PROBLEM DETAILS: In your copy, include every line of the listing below exactly but none of the pictures.
** BEGIN SOURCE MATERIAL **
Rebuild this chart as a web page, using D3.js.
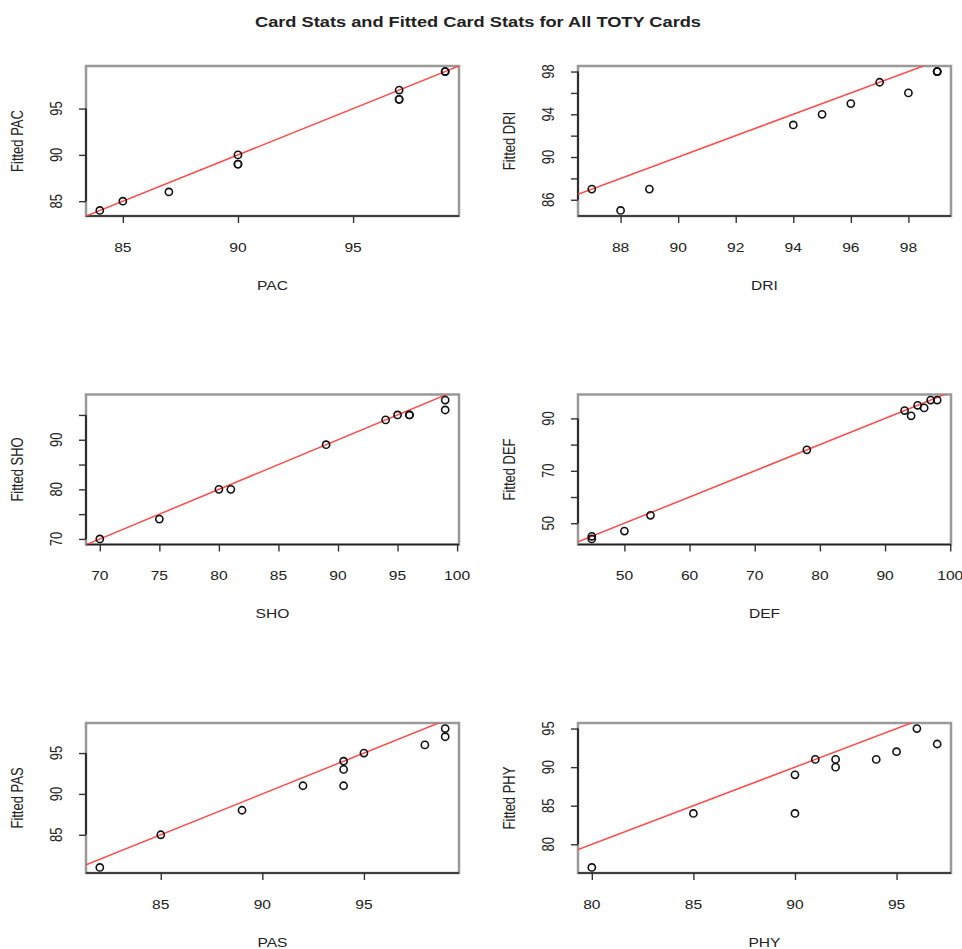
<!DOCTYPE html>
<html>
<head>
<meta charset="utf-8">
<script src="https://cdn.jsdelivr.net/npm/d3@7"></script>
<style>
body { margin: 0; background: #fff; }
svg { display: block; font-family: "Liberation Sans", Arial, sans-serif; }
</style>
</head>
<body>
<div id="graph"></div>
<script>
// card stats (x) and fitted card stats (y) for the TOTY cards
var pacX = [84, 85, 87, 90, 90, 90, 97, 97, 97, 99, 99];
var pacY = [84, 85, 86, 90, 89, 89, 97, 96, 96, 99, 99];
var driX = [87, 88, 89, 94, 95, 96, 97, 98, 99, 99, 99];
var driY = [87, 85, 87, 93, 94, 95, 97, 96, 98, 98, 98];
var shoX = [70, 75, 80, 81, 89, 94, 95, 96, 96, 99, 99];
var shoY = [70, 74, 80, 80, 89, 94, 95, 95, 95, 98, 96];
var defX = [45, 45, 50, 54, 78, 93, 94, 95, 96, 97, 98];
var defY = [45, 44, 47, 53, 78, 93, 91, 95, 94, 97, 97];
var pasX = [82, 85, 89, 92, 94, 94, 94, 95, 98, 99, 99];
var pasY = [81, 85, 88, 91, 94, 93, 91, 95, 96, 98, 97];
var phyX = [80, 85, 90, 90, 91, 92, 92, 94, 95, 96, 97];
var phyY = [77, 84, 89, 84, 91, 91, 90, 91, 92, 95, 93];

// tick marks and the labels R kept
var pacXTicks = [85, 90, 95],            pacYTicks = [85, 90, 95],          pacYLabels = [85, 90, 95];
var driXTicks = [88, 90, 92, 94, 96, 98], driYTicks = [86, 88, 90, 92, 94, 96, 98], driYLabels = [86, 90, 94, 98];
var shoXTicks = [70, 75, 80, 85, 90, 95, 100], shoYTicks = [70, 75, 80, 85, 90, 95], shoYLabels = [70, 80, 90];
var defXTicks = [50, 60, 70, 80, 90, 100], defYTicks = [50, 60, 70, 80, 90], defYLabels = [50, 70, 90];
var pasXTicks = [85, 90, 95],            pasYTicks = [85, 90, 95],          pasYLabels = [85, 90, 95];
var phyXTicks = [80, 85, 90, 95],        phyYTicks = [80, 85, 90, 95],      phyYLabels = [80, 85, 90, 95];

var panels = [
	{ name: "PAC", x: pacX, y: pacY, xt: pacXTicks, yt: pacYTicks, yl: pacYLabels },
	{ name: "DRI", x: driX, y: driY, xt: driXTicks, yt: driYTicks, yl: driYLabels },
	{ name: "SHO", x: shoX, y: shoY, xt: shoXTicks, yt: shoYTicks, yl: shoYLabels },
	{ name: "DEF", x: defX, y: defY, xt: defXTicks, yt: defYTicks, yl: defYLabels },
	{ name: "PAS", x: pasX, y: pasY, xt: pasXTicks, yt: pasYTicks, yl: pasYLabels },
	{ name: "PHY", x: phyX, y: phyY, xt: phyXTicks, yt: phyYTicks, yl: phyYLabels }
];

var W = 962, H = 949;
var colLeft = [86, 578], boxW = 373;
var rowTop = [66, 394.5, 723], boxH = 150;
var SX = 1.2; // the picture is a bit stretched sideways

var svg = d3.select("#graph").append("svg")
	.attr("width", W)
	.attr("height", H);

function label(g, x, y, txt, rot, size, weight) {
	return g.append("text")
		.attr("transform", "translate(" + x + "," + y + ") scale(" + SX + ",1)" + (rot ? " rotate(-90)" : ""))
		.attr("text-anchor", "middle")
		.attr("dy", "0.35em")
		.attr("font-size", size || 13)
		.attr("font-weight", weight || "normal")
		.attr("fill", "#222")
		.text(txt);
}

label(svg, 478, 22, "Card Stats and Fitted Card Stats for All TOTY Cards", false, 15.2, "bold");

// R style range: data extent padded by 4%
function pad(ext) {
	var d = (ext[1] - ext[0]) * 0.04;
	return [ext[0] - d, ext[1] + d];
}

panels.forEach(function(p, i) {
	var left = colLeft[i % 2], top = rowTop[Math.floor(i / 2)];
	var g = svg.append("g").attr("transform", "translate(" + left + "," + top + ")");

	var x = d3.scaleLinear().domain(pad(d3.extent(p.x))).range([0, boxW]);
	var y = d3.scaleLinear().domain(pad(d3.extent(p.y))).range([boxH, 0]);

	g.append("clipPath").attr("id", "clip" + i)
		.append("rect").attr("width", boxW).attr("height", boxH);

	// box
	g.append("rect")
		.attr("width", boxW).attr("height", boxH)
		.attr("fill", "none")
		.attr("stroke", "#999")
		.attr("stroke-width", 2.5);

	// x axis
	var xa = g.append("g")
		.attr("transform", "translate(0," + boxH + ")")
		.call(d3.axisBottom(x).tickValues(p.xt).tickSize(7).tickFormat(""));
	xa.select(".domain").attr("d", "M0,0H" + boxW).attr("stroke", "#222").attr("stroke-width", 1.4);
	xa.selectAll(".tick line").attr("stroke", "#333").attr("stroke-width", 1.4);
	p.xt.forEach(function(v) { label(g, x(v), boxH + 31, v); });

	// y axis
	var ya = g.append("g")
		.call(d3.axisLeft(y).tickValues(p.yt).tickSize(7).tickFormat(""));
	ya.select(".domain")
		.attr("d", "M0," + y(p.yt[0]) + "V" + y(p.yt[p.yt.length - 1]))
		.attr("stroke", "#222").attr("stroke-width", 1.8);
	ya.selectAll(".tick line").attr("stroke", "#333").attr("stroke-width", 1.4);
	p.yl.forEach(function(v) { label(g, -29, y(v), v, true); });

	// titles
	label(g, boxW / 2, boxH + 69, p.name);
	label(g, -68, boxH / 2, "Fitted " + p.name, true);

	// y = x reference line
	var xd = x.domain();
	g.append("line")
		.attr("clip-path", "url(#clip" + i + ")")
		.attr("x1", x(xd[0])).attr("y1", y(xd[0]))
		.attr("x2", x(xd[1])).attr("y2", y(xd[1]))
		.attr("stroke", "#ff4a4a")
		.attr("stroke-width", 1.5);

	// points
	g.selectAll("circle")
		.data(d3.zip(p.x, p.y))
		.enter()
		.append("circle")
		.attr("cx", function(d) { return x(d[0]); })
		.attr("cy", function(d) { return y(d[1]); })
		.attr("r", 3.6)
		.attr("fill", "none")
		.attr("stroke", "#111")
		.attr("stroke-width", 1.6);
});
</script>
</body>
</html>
** END SOURCE MATERIAL **
EXERCISE OUTPUT:
Rebuild this chart as a web page, using D3.js.
<!DOCTYPE html>
<html>
<head>
<meta charset="utf-8">
<script src="https://cdn.jsdelivr.net/npm/d3@7"></script>
<style>
body { margin: 0; background: #fff; }
svg { display: block; font-family: "Liberation Sans", Arial, sans-serif; }
</style>
</head>
<body>
<div id="graph"></div>
<script>
// card stats (x) and fitted card stats (y) for the TOTY cards
var pacX = [84, 85, 87, 90, 90, 90, 97, 97, 97, 99, 99];
var pacY = [84, 85, 86, 90, 89, 89, 97, 96, 96, 99, 99];
var driX = [87, 88, 89, 94, 95, 96, 97, 98, 99, 99, 99];
var driY = [87, 85, 87, 93, 94, 95, 97, 96, 98, 98, 98];
var shoX = [70, 75, 80, 81, 89, 94, 95, 96, 96, 99, 99];
var shoY = [70, 74, 80, 80, 89, 94, 95, 95, 95, 98, 96];
var defX = [45, 45, 50, 54, 78, 93, 94, 95, 96, 97, 98];
var defY = [45, 44, 47, 53, 78, 93, 91, 95, 94, 97, 97];
var pasX = [82, 85, 89, 92, 94, 94, 94, 95, 98, 99, 99];
var pasY = [81, 85, 88, 91, 94, 93, 91, 95, 96, 98, 97];
var phyX = [80, 85, 90, 90, 91, 92, 92, 94, 95, 96, 97];
var phyY = [77, 84, 89, 84, 91, 91, 90, 91, 92, 95, 93];

// tick marks and the labels R kept
var pacXTicks = [85, 90, 95],            pacYTicks = [85, 90, 95],          pacYLabels = [85, 90, 95];
var driXTicks = [88, 90, 92, 94, 96, 98], driYTicks = [86, 88, 90, 92, 94, 96, 98], driYLabels = [86, 90, 94, 98];
var shoXTicks = [70, 75, 80, 85, 90, 95, 100], shoYTicks = [70, 75, 80, 85, 90, 95], shoYLabels = [70, 80, 90];
var defXTicks = [50, 60, 70, 80, 90, 100], defYTicks = [50, 60, 70, 80, 90], defYLabels = [50, 70, 90];
var pasXTicks = [85, 90, 95],            pasYTicks = [85, 90, 95],          pasYLabels = [85, 90, 95];
var phyXTicks = [80, 85, 90, 95],        phyYTicks = [80, 85, 90, 95],      phyYLabels = [80, 85, 90, 95];

var panels = [
	{ name: "PAC", x: pacX, y: pacY, xt: pacXTicks, yt: pacYTicks, yl: pacYLabels },
	{ name: "DRI", x: driX, y: driY, xt: driXTicks, yt: driYTicks, yl: driYLabels },
	{ name: "SHO", x: shoX, y: shoY, xt: shoXTicks, yt: shoYTicks, yl: shoYLabels },
	{ name: "DEF", x: defX, y: defY, xt: defXTicks, yt: defYTicks, yl: defYLabels },
	{ name: "PAS", x: pasX, y: pasY, xt: pasXTicks, yt: pasYTicks, yl: pasYLabels },
	{ name: "PHY", x: phyX, y: phyY, xt: phyXTicks, yt: phyYTicks, yl: phyYLabels }
];

var W = 962, H = 949;
var colLeft = [86, 578], boxW = 373;
var rowTop = [66, 394.5, 723], boxH = 150;
var SX = 1.2; // the picture is a bit stretched sideways

var svg = d3.select("#graph").append("svg")
	.attr("width", W)
	.attr("height", H);

function label(g, x, y, txt, rot, size, weight) {
	return g.append("text")
		.attr("transform", "translate(" + x + "," + y + ") scale(" + SX + ",1)" + (rot ? " rotate(-90)" : ""))
		.attr("text-anchor", "middle")
		.attr("dy", "0.35em")
		.attr("font-size", size || 13)
		.attr("font-weight", weight || "normal")
		.attr("fill", "#222")
		.text(txt);
}

label(svg, 478, 22, "Card Stats and Fitted Card Stats for All TOTY Cards", false, 15.2, "bold");

// R style range: data extent padded by 4%
function pad(ext) {
	var d = (ext[1] - ext[0]) * 0.04;
	return [ext[0] - d, ext[1] + d];
}

panels.forEach(function(p, i) {
	var left = colLeft[i % 2], top = rowTop[Math.floor(i / 2)];
	var g = svg.append("g").attr("transform", "translate(" + left + "," + top + ")");

	var x = d3.scaleLinear().domain(pad(d3.extent(p.x))).range([0, boxW]);
	var y = d3.scaleLinear().domain(pad(d3.extent(p.y))).range([boxH, 0]);

	g.append("clipPath").attr("id", "clip" + i)
		.append("rect").attr("width", boxW).attr("height", boxH);

	// box
	g.append("rect")
		.attr("width", boxW).attr("height", boxH)
		.attr("fill", "none")
		.attr("stroke", "#999")
		.attr("stroke-width", 2.5);

	// x axis
	var xa = g.append("g")
		.attr("transform", "translate(0," + boxH + ")")
		.call(d3.axisBottom(x).tickValues(p.xt).tickSize(7).tickFormat(""));
	xa.select(".domain").attr("d", "M0,0H" + boxW).attr("stroke", "#222").attr("stroke-width", 1.4);
	xa.selectAll(".tick line").attr("stroke", "#333").attr("stroke-width", 1.4);
	p.xt.forEach(function(v) { label(g, x(v), boxH + 31, v); });

	// y axis
	var ya = g.append("g")
		.call(d3.axisLeft(y).tickValues(p.yt).tickSize(7).tickFormat(""));
	ya.select(".domain")
		.attr("d", "M0," + y(p.yt[0]) + "V" + y(p.yt[p.yt.length - 1]))
		.attr("stroke", "#222").attr("stroke-width", 1.8);
	ya.selectAll(".tick line").attr("stroke", "#333").attr("stroke-width", 1.4);
	p.yl.forEach(function(v) { label(g, -29, y(v), v, true); });

	// titles
	label(g, boxW / 2, boxH + 69, p.name);
	label(g, -68, boxH / 2, "Fitted " + p.name, true);

	// y = x reference line
	var xd = x.domain();
	g.append("line")
		.attr("clip-path", "url(#clip" + i + ")")
		.attr("x1", x(xd[0])).attr("y1", y(xd[0]))
		.attr("x2", x(xd[1])).attr("y2", y(xd[1]))
		.attr("stroke", "#ff4a4a")
		.attr("stroke-width", 1.5);

	// points
	g.selectAll("circle")
		.data(d3.zip(p.x, p.y))
		.enter()
		.append("circle")
		.attr("cx", function(d) { return x(d[0]); })
		.attr("cy", function(d) { return y(d[1]); })
		.attr("r", 3.6)
		.attr("fill", "none")
		.attr("stroke", "#111")
		.attr("stroke-width", 1.6);
});
</script>
</body>
</html>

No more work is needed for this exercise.